Robinson Ellis, FBA (5 September 1834 – 9 October 1913) was an English classical scholar.

== Biography ==
Ellis was born at Barming, near Maidstone, and was educated at Elizabeth College, Guernsey, Rugby School, and Balliol College, Oxford. He took a First in Classical Moderations in 1854 and a First in Literae Humaniores ('Greats') in 1856. In 1858 he became fellow of Trinity College, Oxford, and in 1870 professor of Latin at University College London. In 1876 he returned to Oxford, where from 1883 to 1893 he held the university readership in Latin. In 1893 he succeeded Henry Nettleship as Corpus Professor of Latin.
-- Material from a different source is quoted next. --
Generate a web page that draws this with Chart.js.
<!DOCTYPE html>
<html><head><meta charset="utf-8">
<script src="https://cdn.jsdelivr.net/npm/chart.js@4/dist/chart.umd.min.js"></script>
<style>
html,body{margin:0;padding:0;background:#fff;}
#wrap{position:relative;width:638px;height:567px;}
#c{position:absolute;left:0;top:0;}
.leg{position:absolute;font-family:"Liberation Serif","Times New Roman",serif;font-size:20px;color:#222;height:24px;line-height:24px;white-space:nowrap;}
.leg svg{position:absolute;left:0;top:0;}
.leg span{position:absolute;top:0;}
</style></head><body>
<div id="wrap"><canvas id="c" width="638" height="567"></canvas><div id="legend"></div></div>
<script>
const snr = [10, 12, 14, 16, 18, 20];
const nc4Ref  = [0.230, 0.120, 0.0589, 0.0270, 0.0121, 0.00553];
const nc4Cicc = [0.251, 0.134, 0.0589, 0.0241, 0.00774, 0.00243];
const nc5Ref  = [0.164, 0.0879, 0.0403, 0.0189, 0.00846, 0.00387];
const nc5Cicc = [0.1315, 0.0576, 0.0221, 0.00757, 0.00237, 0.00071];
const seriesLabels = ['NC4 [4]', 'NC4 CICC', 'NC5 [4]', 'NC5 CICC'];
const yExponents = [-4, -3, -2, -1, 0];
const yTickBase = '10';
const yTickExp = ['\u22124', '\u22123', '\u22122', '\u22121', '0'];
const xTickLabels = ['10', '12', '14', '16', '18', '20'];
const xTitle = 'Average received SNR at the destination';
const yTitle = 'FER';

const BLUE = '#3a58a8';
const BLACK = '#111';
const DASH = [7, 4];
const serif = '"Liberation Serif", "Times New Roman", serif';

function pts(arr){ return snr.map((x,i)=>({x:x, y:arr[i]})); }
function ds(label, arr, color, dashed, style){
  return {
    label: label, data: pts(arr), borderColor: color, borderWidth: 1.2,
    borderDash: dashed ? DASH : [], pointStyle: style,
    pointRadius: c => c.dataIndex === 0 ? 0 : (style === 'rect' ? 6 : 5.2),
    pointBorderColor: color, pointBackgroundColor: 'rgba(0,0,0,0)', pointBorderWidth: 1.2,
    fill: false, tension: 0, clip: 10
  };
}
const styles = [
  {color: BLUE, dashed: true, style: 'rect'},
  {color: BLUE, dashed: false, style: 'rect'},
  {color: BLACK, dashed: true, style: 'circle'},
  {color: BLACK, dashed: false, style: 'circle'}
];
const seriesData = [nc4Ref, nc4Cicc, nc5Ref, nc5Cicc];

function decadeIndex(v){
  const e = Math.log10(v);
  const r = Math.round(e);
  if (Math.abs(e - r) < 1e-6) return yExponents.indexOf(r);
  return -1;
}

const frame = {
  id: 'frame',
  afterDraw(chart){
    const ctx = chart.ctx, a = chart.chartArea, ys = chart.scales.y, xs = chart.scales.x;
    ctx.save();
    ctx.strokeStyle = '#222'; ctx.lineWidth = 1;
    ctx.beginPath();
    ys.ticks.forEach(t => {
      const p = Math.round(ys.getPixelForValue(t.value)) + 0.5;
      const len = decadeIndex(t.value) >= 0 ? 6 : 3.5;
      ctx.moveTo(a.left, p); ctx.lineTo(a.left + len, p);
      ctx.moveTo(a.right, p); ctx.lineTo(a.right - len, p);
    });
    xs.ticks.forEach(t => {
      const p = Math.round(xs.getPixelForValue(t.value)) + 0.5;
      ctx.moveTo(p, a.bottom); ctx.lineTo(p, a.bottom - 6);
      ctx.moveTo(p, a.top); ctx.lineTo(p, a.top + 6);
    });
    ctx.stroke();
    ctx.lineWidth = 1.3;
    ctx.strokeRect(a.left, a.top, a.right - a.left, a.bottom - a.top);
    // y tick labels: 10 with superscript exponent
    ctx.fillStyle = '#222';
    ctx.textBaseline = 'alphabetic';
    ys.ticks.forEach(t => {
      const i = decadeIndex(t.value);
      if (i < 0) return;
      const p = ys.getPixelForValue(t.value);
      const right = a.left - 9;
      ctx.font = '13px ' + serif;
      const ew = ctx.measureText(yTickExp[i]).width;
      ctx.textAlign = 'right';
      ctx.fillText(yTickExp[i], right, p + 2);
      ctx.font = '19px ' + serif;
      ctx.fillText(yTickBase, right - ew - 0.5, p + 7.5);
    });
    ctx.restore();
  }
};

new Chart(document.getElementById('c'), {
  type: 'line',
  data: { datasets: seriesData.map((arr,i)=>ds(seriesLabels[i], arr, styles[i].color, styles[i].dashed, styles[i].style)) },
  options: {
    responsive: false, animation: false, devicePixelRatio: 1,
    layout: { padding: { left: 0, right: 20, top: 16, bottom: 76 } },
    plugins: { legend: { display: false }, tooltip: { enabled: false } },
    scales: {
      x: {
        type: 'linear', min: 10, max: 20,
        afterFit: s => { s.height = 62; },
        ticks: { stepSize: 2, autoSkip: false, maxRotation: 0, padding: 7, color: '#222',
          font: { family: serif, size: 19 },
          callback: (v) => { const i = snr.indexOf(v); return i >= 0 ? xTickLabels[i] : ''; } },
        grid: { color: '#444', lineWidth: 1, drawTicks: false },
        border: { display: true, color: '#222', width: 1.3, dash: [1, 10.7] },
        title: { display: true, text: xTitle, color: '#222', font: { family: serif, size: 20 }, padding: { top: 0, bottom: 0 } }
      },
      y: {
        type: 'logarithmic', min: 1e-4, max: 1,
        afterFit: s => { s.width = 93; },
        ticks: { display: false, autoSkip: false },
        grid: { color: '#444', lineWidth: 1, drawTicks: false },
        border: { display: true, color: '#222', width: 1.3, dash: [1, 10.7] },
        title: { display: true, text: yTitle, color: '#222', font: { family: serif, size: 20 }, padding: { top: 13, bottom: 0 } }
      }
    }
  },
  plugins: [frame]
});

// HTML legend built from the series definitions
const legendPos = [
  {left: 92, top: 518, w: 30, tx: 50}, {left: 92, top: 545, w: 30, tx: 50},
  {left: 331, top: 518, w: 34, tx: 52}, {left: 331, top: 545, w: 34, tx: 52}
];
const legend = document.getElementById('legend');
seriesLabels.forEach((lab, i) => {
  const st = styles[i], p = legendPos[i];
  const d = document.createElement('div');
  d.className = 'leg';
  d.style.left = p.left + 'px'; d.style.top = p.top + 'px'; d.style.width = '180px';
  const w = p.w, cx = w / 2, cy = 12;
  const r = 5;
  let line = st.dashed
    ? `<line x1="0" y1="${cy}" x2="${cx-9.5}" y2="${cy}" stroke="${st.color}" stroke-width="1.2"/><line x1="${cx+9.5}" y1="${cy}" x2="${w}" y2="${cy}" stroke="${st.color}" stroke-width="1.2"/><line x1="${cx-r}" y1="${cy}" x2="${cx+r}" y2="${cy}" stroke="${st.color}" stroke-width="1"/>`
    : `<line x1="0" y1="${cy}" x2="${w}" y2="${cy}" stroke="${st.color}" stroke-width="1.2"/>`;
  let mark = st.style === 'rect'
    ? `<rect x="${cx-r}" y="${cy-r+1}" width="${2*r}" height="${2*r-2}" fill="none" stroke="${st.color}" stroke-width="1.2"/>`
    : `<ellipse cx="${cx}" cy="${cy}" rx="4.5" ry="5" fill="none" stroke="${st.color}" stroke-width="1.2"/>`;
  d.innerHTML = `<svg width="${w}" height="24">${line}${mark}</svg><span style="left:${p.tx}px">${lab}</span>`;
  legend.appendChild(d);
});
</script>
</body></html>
His chief work was on Catullus, whom he began to study in 1859. In the course of his research he used an important early manuscript of Catullus, named the Codex Oxoniensis (many sources credit him with a discovery here, but that exact codex is already mentioned in an edition of Catullus made by Friedrich Wilhelm Doering in 1822). However, Ellis did not recognise the importance of that codex, and failed to consult it for his Commentary on Catullus (1876), thereby attracting criticism (Emil Baehrens first recognised the importance of the Oxoniensis and published his conclusions two years earlier, in 1874). In 1889 Ellis produced a second, enlarged edition, which resulted in its author's recognition as an authority on Catullus. Professor Ellis quoted largely from the early Italian commentators, maintaining that the land where the Renaissance originated had done more for scholarship than is commonly recognized. He supplemented his critical work by a translation (1871, dedicated to Alfred Tennyson), The Poems and Fragments of Catullus in the Metres of the Original.

Another author to whom Professor Ellis devoted many years' study was Manilius, the astrological poet. In 1891 he published Noctes Manilianae (Latin for "Manilian Nights"), a series of dissertations on the Astronomica, with emendations. He also treated Avianus, Velleius Paterculus and the Christian poet Orientius, whose poem Commonitorium he edited for the Vienna Corpus Scriptorum Ecclesiasticorum. He edited the Ibis of Ovid, the Aetna of the younger Lucilius, and contributed to the Anecdota Oxoniensia various unedited Bodleian and other manuscripts. In 1907 he published Appendix Vergiliana (an edition of the minor poems); in 1908 The Annalist Licinianus.

He is buried in St Sepulchre's Cemetery, Jericho, Oxford.